A lovely, predictable, upward slope of kismet, forever reaching toward nirvana, unerringly maturing with age. What a moment in life!

But enough of this feel-good, pat-ourselves-on-the back kismet stuff. We all know there’s a dark side, and the dark side to aging is health. Back when we were in our invincible twenties, health was no more significant to us than, say, Serbo-Croatian dialects. But now, in our second fifty years, health is the elephant in the room. Between the two of us, Louise and I have survived strokes, heart attacks, hip replacements, corneal implants and some other things that we prefer not to talk about. We’ve emerged from traumatic injuries grateful, enlightened, and more than a little circumspect. A feeling of “I’ve gotta live for the moment” pervades. Health — or the lack of it — is gonna get us, but until it does, well, there’s the moment.

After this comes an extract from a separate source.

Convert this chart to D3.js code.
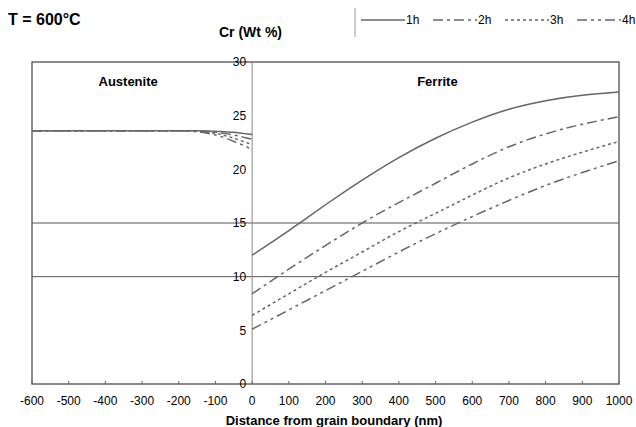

Which brings us to our second graph. Plotted over time, health might look like this:

Graph of declining health
Not a pleasant sight, but inevitable. We’ll not linger here.

Instead, a look at the two graphs together:

Graph showing the intersection of kismet and health
And there it is: the nexus. Right there where the two lines cross — and a few years on either side — that’s where we are. We have yet to achieve the nirvana of kismet, but we’re not dead either. This is why we’ve decided to travel until the soles of our shoes wear through.

This nexus is a fleeting moment. It hasn’t presented itself in our lives before and it won’t again. Wasting it is like wasting a honeymoon, or a rainbow, or the spontaneous urge to dance. Recognizing the nexus is the beginning; affirming it is the process; exploiting it is the reward.